Learn more than design

Learn more than design

“Learn more than design” by Armando Vilas-Boas

At LSDM we strive to educate our students on a variety of aspects we find pertinent to a well-grounded design education, and so we teach an encompassing range of subjects in order to achieve that end. However, we are aware that design at large has fallen so strongly on the public realm and imagination that contemporary higher education schools need to go farther than that.

Nowadays everyone with an Internet connection can come up with design “creations” like a poster, a cupboard, or a digital interface. Both our design courses—BA and MA—split our broadband approach to design into three branches: visual design, interaction design, and product design. Visual design “creation” has been made available to the average citizen in recent years by the wealth of applications and online resources available. And that is also a bit true as to interaction design, namely by the availability of applications that streamline the instant creation of finished products right from an ever-growing variety of templates. Similar conditions somehow apply to product design, although this is perhaps the field where uneducated production is made harder due to the creative process itself. Technical knowledge plays a big role in this, because whereas everyone seems to feel endowed with visual taste and discernment, he or she hardly feels competent to understand and have a sufficient knowledge about materials and production processes—the Do-It-Yourself approach has been nevertheless a long-lasting trend.

But it is not just from a technical knowledge that a true designer is made of. Other sets of knowledge need to be acquired, not only because designers as human beings need to know about much more than design but also because as professionals they must master the ins-and-outs of the areas on which they operate.

From signage to editorial designers, from automotive designers to those who work in kitchen appliances, they need to hold and foster a specific body of knowledge on the history and the trends of the industry they are working for.
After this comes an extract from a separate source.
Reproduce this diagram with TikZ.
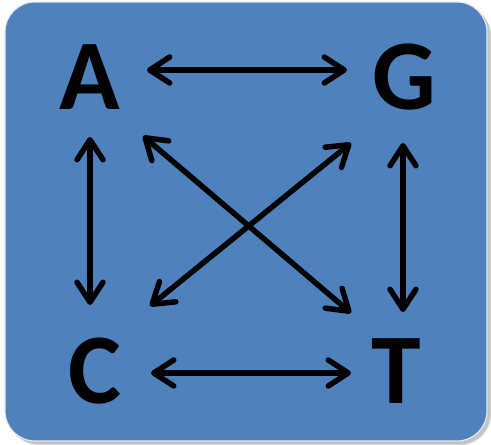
\documentclass[tikz,border=0pt]{standalone}
\usepackage{fontspec}
\setmainfont{Carlito}
\usetikzlibrary{arrows.meta}
\definecolor{panelblue}{RGB}{79,129,189}
\definecolor{paneledge}{RGB}{225,232,242}
\tikzset{
  base/.style={font=\bfseries\fontsize{100}{100}\selectfont, inner sep=0pt, text=black},
  link/.style={line width=5.5pt, line cap=round,
    {Straight Barb[length=20pt, width=26pt, round]}-{Straight Barb[length=20pt, width=26pt, round]}}
}
\begin{document}
\begin{tikzpicture}[x=1pt, y=-1pt]
  \useasboundingbox (0,0) rectangle (491,445);
  % soft drop shadow of the panel
  \fill[black, opacity=0.15, rounded corners=30pt] (9,6) rectangle (491,445);
  \fill[black, opacity=0.10, rounded corners=30pt] (7,4) rectangle (490,444);
  % panel
  \draw[fill=panelblue, draw=paneledge, line width=1.2pt, rounded corners=30pt]
    (5,2) rectangle (487,441);
  % nucleotide letters
  \node[base] (A) at (90,77) {A};
  \node[base] (G) at (404,77) {G};
  \node[base] (C) at (95,371) {C};
  \node[base] (T) at (396,371) {T};
  % transitions between every pair
  \draw[link] ([shift={(57,-7)}]A.center) -- ([shift={(-57,-7)}]G.center);
  \draw[link] ([shift={(0,60)}]A.center) -- ([shift={(-5,-66)}]C.center);
  \draw[link] ([shift={(-1,66)}]G.center) -- ([shift={(7,-59)}]T.center);
  \draw[link] ([shift={(56,2)}]C.center) -- ([shift={(-45,2)}]T.center);
  \draw[link] ([shift={(53,59)}]A.center) -- ([shift={(-45,-58)}]T.center);
  \draw[link] ([shift={(-53,66)}]G.center) -- ([shift={(55,-65)}]C.center);
\end{tikzpicture}
\end{document}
That is of an increasingly paramount relevance, but higher education schools abound which seem not to consider this aspect on their activity by not recognising how crucial this can be to the training and future activity of their students. Schools must encourage their students to acquire and grow their knowledge on specific areas within their range of interests, so that they can not only become flexible professionals but above all so that they can realise that being aware of all the specific circumstances that surround a client’s brief is already going halfway to getting the job done.